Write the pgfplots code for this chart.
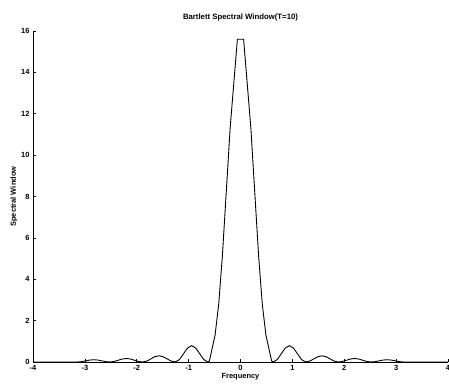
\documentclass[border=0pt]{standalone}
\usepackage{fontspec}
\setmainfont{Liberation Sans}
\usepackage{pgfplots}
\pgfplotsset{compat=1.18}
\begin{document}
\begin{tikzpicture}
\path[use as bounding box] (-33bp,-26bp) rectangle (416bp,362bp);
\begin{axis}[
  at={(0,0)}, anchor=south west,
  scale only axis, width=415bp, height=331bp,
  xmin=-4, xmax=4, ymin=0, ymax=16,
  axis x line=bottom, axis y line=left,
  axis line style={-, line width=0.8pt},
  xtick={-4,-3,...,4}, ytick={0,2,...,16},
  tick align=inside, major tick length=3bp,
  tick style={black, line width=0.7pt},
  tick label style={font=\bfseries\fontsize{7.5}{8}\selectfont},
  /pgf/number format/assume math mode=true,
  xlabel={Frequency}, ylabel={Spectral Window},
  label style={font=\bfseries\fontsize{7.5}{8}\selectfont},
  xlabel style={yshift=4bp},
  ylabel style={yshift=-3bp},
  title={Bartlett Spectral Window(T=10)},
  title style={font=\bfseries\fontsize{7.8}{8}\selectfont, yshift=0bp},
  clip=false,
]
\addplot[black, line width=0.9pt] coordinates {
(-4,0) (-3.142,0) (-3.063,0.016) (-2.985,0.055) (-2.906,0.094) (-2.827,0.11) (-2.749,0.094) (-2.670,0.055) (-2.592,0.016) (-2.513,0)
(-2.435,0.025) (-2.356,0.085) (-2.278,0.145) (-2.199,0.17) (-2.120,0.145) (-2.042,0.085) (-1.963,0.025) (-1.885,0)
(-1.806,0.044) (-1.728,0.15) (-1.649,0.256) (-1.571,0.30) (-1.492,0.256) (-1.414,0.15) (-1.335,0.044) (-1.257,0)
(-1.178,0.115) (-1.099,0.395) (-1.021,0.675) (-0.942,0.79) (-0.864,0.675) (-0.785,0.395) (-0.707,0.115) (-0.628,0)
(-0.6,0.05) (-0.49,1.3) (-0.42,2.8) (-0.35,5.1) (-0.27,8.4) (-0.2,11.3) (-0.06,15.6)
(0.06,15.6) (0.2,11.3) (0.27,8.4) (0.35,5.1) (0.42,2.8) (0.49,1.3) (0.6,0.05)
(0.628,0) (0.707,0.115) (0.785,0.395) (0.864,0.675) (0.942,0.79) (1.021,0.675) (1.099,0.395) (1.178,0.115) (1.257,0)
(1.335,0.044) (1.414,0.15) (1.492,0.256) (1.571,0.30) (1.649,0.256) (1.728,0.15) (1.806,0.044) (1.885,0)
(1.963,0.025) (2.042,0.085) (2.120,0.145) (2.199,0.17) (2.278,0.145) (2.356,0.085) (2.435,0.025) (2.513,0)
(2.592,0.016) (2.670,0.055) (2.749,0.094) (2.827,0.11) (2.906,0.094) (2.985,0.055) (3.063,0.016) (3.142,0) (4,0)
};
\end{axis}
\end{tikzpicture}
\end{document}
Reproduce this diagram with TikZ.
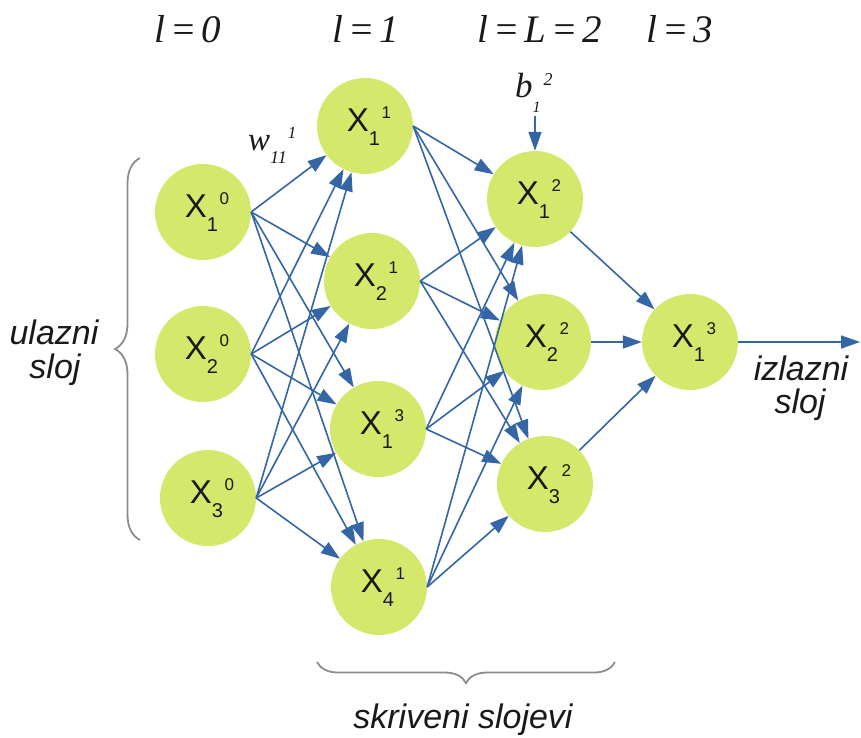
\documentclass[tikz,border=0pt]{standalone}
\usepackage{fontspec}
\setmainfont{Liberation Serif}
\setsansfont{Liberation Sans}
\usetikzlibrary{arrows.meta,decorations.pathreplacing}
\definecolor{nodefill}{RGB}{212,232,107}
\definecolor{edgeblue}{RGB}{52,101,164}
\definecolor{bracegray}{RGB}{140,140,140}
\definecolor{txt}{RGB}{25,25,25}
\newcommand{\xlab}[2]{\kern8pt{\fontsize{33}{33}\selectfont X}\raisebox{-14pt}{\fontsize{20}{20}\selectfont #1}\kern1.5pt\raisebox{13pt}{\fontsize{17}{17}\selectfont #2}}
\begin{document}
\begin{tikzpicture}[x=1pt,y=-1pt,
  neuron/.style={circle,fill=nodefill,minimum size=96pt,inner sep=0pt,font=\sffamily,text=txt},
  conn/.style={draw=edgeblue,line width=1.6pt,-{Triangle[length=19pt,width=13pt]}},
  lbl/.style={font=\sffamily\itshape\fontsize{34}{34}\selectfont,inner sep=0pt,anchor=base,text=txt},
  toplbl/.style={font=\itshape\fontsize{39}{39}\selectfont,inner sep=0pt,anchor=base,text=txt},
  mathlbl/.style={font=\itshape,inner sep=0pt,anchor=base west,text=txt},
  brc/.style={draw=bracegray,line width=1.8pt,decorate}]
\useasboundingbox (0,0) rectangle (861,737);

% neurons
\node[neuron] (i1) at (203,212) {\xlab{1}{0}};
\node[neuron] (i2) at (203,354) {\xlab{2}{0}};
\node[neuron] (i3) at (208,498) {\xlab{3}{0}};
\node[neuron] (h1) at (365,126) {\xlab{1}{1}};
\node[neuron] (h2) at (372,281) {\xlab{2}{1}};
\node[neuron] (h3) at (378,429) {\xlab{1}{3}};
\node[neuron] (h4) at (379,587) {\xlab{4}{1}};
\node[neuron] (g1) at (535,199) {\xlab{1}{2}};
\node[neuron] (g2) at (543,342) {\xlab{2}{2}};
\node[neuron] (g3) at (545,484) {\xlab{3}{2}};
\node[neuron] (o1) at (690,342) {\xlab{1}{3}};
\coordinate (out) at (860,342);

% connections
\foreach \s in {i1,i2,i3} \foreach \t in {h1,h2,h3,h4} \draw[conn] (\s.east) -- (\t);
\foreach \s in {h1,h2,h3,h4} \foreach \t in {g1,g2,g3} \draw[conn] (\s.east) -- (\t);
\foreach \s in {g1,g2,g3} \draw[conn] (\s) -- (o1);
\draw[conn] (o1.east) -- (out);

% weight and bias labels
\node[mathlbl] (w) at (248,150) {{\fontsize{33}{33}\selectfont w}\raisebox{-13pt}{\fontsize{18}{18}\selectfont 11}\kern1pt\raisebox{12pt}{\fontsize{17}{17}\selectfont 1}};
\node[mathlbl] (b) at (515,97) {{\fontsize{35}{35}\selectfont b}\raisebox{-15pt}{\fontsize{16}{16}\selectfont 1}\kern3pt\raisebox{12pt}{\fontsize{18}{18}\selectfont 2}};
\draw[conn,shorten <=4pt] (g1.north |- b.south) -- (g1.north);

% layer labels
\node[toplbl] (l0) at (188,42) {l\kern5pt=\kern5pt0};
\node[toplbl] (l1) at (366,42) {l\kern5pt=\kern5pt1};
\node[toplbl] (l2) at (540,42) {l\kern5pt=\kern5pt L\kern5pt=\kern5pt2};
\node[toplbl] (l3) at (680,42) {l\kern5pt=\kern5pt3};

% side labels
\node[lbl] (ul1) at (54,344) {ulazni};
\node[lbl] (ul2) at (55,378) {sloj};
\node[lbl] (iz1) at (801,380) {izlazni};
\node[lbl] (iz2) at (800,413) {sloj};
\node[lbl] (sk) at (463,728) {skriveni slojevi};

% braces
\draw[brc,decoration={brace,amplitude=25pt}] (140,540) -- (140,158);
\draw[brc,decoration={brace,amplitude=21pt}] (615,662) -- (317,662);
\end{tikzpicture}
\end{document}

______

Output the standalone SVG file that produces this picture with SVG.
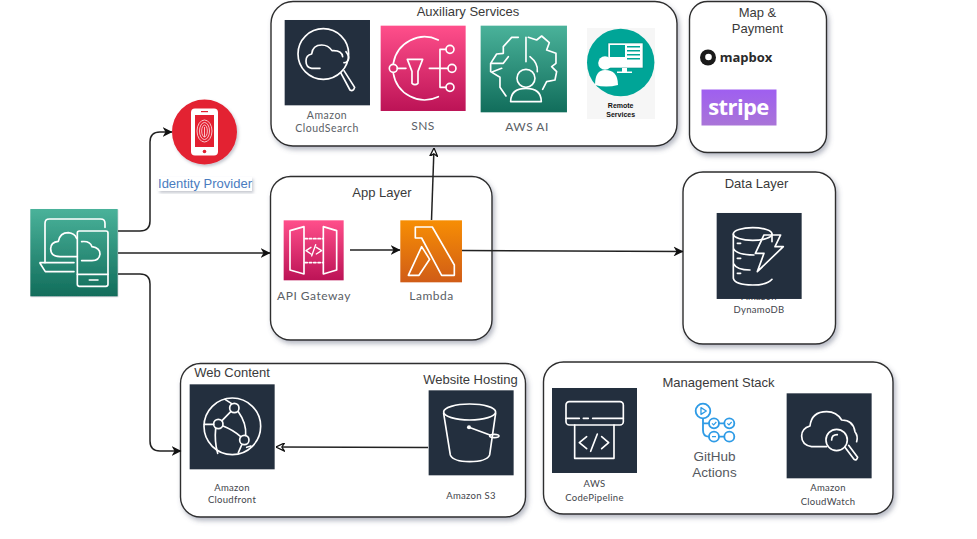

______

Problem requirements:
Give again, exactly as written, only the lines that start at the one with "Reproduce this diagram with TikZ." and end at the one with "(o1.east) -- (out);", both included. Skip any pictures.

Task answer:
Reproduce this diagram with TikZ.
\documentclass[tikz,border=0pt]{standalone}
\usepackage{fontspec}
\setmainfont{Liberation Serif}
\setsansfont{Liberation Sans}
\usetikzlibrary{arrows.meta,decorations.pathreplacing}
\definecolor{nodefill}{RGB}{212,232,107}
\definecolor{edgeblue}{RGB}{52,101,164}
\definecolor{bracegray}{RGB}{140,140,140}
\definecolor{txt}{RGB}{25,25,25}
\newcommand{\xlab}[2]{\kern8pt{\fontsize{33}{33}\selectfont X}\raisebox{-14pt}{\fontsize{20}{20}\selectfont #1}\kern1.5pt\raisebox{13pt}{\fontsize{17}{17}\selectfont #2}}
\begin{document}
\begin{tikzpicture}[x=1pt,y=-1pt,
  neuron/.style={circle,fill=nodefill,minimum size=96pt,inner sep=0pt,font=\sffamily,text=txt},
  conn/.style={draw=edgeblue,line width=1.6pt,-{Triangle[length=19pt,width=13pt]}},
  lbl/.style={font=\sffamily\itshape\fontsize{34}{34}\selectfont,inner sep=0pt,anchor=base,text=txt},
  toplbl/.style={font=\itshape\fontsize{39}{39}\selectfont,inner sep=0pt,anchor=base,text=txt},
  mathlbl/.style={font=\itshape,inner sep=0pt,anchor=base west,text=txt},
  brc/.style={draw=bracegray,line width=1.8pt,decorate}]
\useasboundingbox (0,0) rectangle (861,737);

% neurons
\node[neuron] (i1) at (203,212) {\xlab{1}{0}};
\node[neuron] (i2) at (203,354) {\xlab{2}{0}};
\node[neuron] (i3) at (208,498) {\xlab{3}{0}};
\node[neuron] (h1) at (365,126) {\xlab{1}{1}};
\node[neuron] (h2) at (372,281) {\xlab{2}{1}};
\node[neuron] (h3) at (378,429) {\xlab{1}{3}};
\node[neuron] (h4) at (379,587) {\xlab{4}{1}};
\node[neuron] (g1) at (535,199) {\xlab{1}{2}};
\node[neuron] (g2) at (543,342) {\xlab{2}{2}};
\node[neuron] (g3) at (545,484) {\xlab{3}{2}};
\node[neuron] (o1) at (690,342) {\xlab{1}{3}};
\coordinate (out) at (860,342);

% connections
\foreach \s in {i1,i2,i3} \foreach \t in {h1,h2,h3,h4} \draw[conn] (\s.east) -- (\t);
\foreach \s in {h1,h2,h3,h4} \foreach \t in {g1,g2,g3} \draw[conn] (\s.east) -- (\t);
\foreach \s in {g1,g2,g3} \draw[conn] (\s) -- (o1);
\draw[conn] (o1.east) -- (out);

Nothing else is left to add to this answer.